What you have to do
Copy out all the lines where "with" shows up.

Extracted material

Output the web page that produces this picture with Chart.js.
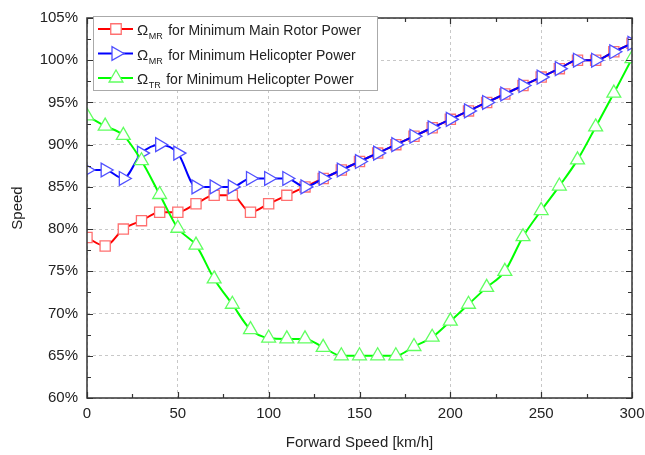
<!DOCTYPE html>
<html>
<head>
<meta charset="utf-8">
<script src="https://cdn.jsdelivr.net/npm/chart.js@4/dist/chart.umd.min.js"></script>
<style>
html,body{margin:0;padding:0;background:#fff;}
#wrap{width:645px;height:455px;position:relative;}
</style>
</head>
<body>
<div id="wrap"><canvas id="c" width="645" height="455"></canvas></div>
<script>
const speeds = [0,10,20,30,40,50,60,70,80,90,100,110,120,130,140,150,160,170,180,190,200,210,220,230,240,250,260,270,280,290,300];
const omegaMRMainRotor = [79,78,80,81,82,82,83,84,84,82,83,84,85,86,87,88,89,90,91,92,93,94,95,96,97,98,99,100,100,101,102];
const omegaMRHelicopter = [87,87,86,89,90,89,85,85,85,86,86,86,85,86,87,88,89,90,91,92,93,94,95,96,97,98,99,100,100,101,102];
const omegaTRHelicopter = [93.4,92.2,91.1,88.1,84.1,80.1,78.1,74.1,71.1,68.1,67.1,67,67,66,65,65,65,65,66.1,67.2,69.1,71.1,73.1,75,79.1,82.2,85.1,88.2,92.1,96.1,100.2];
const yTicks = [60,65,70,75,80,85,90,95,100,105];
const xTicks = [0,50,100,150,200,250,300];
const seriesNames = ['for Minimum Main Rotor Power','for Minimum Helicopter Power','for Minimum Helicopter Power'];
const seriesSubs = ['MR','MR','TR'];

const FONT = 'Arial, "Liberation Sans", sans-serif';

function pts(arr){ return speeds.map((s,i)=>({x:s,y:arr[i]})); }

function drawMarker(ctx, style, x, y, r, stroke){
  ctx.save();
  ctx.fillStyle = '#fff';
  ctx.strokeStyle = stroke;
  ctx.lineWidth = 1.3;
  ctx.beginPath();
  if(style==='rect'){
    const s = r*0.7;
    ctx.rect(x-s,y-s,2*s,2*s);
  } else if(style==='triR'){
    ctx.moveTo(x+r,y);
    ctx.lineTo(x-r*0.5,y-r*0.866);
    ctx.lineTo(x-r*0.5,y+r*0.866);
    ctx.closePath();
  } else {
    ctx.moveTo(x,y-r);
    ctx.lineTo(x+r*0.866,y+r*0.5);
    ctx.lineTo(x-r*0.866,y+r*0.5);
    ctx.closePath();
  }
  ctx.fill(); ctx.stroke();
  ctx.restore();
}

const framePlugin = {
  id:'frame',
  afterDraw(chart){
    const ctx = chart.ctx, a = chart.chartArea;
    const xs = chart.scales.x, ys = chart.scales.y;
    ctx.save();
    ctx.strokeStyle = '#333';
    ctx.lineWidth = 1.5;
    ctx.strokeRect(a.left, a.top, a.right-a.left, a.bottom-a.top);
    ctx.lineWidth = 1.2;
    ctx.beginPath();
    for(let v=0; v<=300; v+=25){
      const px = Math.round(xs.getPixelForValue(v))+0.5;
      const L = (v%50===0)?6:4;
      ctx.moveTo(px,a.bottom); ctx.lineTo(px,a.bottom-L);
      ctx.moveTo(px,a.top); ctx.lineTo(px,a.top+L);
    }
    for(let v=60; v<=105; v+=2.5){
      const py = Math.round(ys.getPixelForValue(v))+0.5;
      const L = (Math.abs(v%5)<1e-6)?6:4;
      ctx.moveTo(a.left,py); ctx.lineTo(a.left+L,py);
      ctx.moveTo(a.right,py); ctx.lineTo(a.right-L,py);
    }
    ctx.stroke();

    // legend
    const bx=93, by=16, bw=284, bh=74;
    ctx.fillStyle='#fff';
    ctx.fillRect(bx,by,bw,bh);
    ctx.strokeStyle='#aaa'; ctx.lineWidth=1;
    ctx.strokeRect(bx+0.5,by+0.5,bw,bh);
    const cols = ['#ff0000','#0000ff','#00ff00'];
    const mcols = ['#ff7070','#5050ff','#60ff60'];
    const styles = ['rect','triR','tri'];
    for(let i=0;i<3;i++){
      const y = 29 + i*24.5;
      ctx.strokeStyle = cols[i]; ctx.lineWidth = 2;
      ctx.beginPath(); ctx.moveTo(98,y); ctx.lineTo(133,y); ctx.stroke();
      drawMarker(ctx, styles[i], 116, y, styles[i]==='rect'?7.5:8, mcols[i]);
      ctx.fillStyle = '#222';
      ctx.textBaseline='alphabetic'; ctx.textAlign='left';
      ctx.font = '15px '+FONT;
      ctx.fillText('\u03A9', 137, y+6);
      const ow = ctx.measureText('\u03A9').width;
      ctx.font = '9px '+FONT;
      ctx.fillText(seriesSubs[i], 137+ow+0.5, y+10);
      const sw = ctx.measureText(seriesSubs[i]).width;
      ctx.font = '14px '+FONT;
      ctx.fillText(seriesNames[i], 137+ow+sw+6, y+6);
    }
    ctx.restore();
  }
};

const ds = (label, data, color, mcolor, style, rot, order, r) => ({
  label, data: pts(data), borderColor: color, borderWidth: 2,
  pointStyle: style, pointRotation: rot, pointRadius: r, pointHoverRadius: r,
  pointBackgroundColor: '#fff', pointBorderColor: mcolor, pointBorderWidth: 1.3,
  cubicInterpolationMode: 'monotone', fill: false, order
});

new Chart(document.getElementById('c'), {
  type: 'line',
  data: {
    datasets: [
      ds('MR main', omegaMRMainRotor, '#ff0000', '#ff7070', 'rect', 0, 2, 7.2),
      ds('MR heli', omegaMRHelicopter, '#0000ff', '#5050ff', 'triangle', 90, 1, 8),
      ds('TR heli', omegaTRHelicopter, '#00ff00', '#60ff60', 'triangle', 0, 0, 8)
    ]
  },
  options: {
    responsive: false,
    animation: false,
    layout: { padding: { top: 13, right: 0, left: 0, bottom: 0 } },
    plugins: { legend: { display: false }, tooltip: { enabled: false } },
    scales: {
      x: {
        type: 'linear', min: 0, max: 300,
        afterBuildTicks: s => { s.ticks = xTicks.map(v=>({value:v})); },
        afterFit: s => { s.height = 57; s.paddingRight = 13; },
        grid: { color: '#c8c8c8', lineWidth: 1, drawTicks: false },
        border: { display: false, dash: [3,3] },
        ticks: { padding: 7, color: '#222', font: { family: FONT, size: 15 }, maxRotation: 0 },
        title: { display: true, text: 'Forward Speed [km/h]', color: '#222', font: { family: FONT, size: 15 }, padding: { top: 4, bottom: 3 } }
      },
      y: {
        type: 'linear', min: 60, max: 105,
        afterBuildTicks: s => { s.ticks = yTicks.map(v=>({value:v})); },
        afterFit: s => { s.width = 87; },
        grid: { color: '#c8c8c8', lineWidth: 1, drawTicks: false },
        border: { display: false, dash: [3,3] },
        ticks: { padding: 9, color: '#222', font: { family: FONT, size: 15 }, callback: v => v + '%' },
        title: { display: true, text: 'Speed', color: '#222', font: { family: FONT, size: 15 }, padding: { top: 9, bottom: 0 } }
      }
    }
  },
  plugins: [framePlugin]
});
</script>
</body>
</html>
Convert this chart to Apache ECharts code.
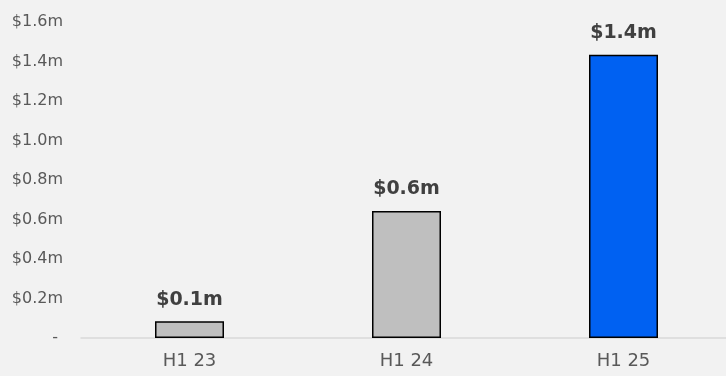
<!DOCTYPE html>
<html>
<head>
<meta charset="utf-8">
<script src="https://cdn.jsdelivr.net/npm/echarts@6/dist/echarts.min.js"></script>
<style>
html, body { margin: 0; padding: 0; background: #f2f2f2; }
#main { width: 726px; height: 376px; }
</style>
</head>
<body>
<div id="main"></div>
<script>
// half year categories and values ($m)
var categories = ['H1 23', 'H1 24', 'H1 25'];
var values = [0.085, 0.643, 1.434];
var valueLabels = ['$0.1m', '$0.6m', '$1.4m'];
var barColors = ['#bfbfbf', '#bfbfbf', '#0061f2'];
var yTicks = ['-', '$0.2m', '$0.4m', '$0.6m', '$0.8m', '$1.0m', '$1.2m', '$1.4m', '$1.6m'];

var myChart = echarts.init(document.getElementById('main'));

var barData = [];
for (var i = 0; i < values.length; i++) {
    barData.push({
        value: values[i],
        itemStyle: { color: barColors[i] }
    });
}

var fontName = '"DejaVu Sans", "Noto Sans", sans-serif';

var option = {
    backgroundColor: '#f2f2f2',
    animation: false,
    grid: {
        left: 81,
        width: 651,
        top: 22,
        bottom: 38,
        outerBoundsMode: 'none'
    },
    xAxis: {
        type: 'category',
        data: categories,
        axisTick: { show: false },
        axisLine: { lineStyle: { color: '#d9d9d9', width: 1.5 } },
        axisLabel: {
            margin: 14,
            fontSize: 18,
            color: '#595959',
            fontFamily: fontName
        }
    },
    yAxis: {
        type: 'value',
        min: 0,
        max: 1.6,
        interval: 0.2,
        splitLine: { show: false },
        axisLine: { show: false },
        axisTick: { show: false },
        axisLabel: {
            margin: 18,
            fontSize: 16,
            color: '#595959',
            fontFamily: fontName,
            formatter: function (v) {
                var idx = Math.round(v / 0.2);
                if (idx === 0) return '- ';
                return yTicks[idx];
            }
        }
    },
    series: [
        {
            type: 'bar',
            data: barData,
            barWidth: 69,
            itemStyle: {
                borderColor: '#000000',
                borderWidth: 1.5
            },
            label: {
                show: true,
                position: 'top',
                distance: 12,
                fontSize: 19,
                fontWeight: 'bold',
                color: '#404040',
                fontFamily: fontName,
                formatter: function (p) {
                    return valueLabels[p.dataIndex];
                }
            }
        }
    ]
};

myChart.setOption(option);
</script>
</body>
</html>
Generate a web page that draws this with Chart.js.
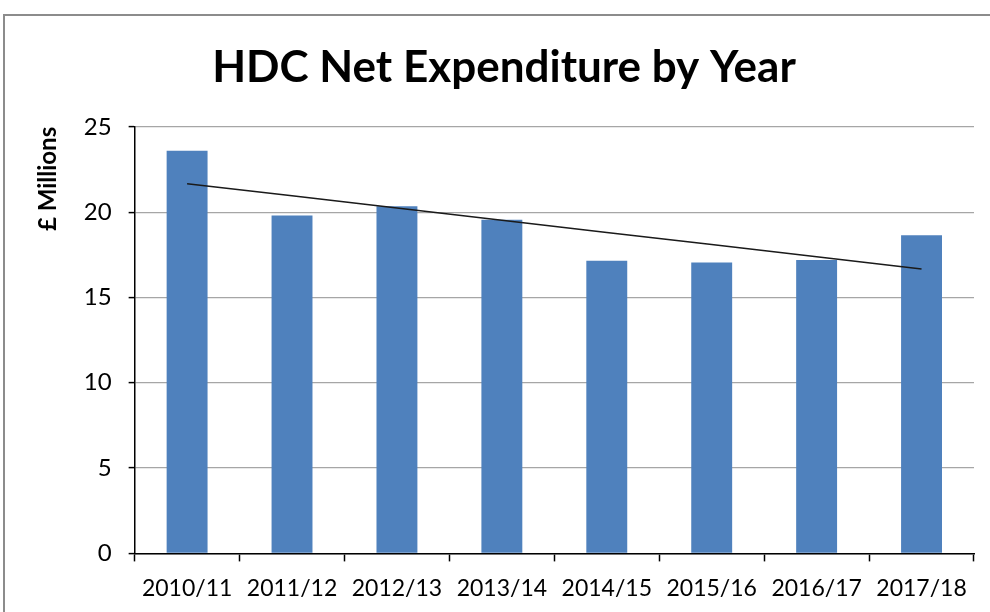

Solution to the exercise
Output the web page that produces this picture with Chart.js.
Generate a web page that draws this with Chart.js.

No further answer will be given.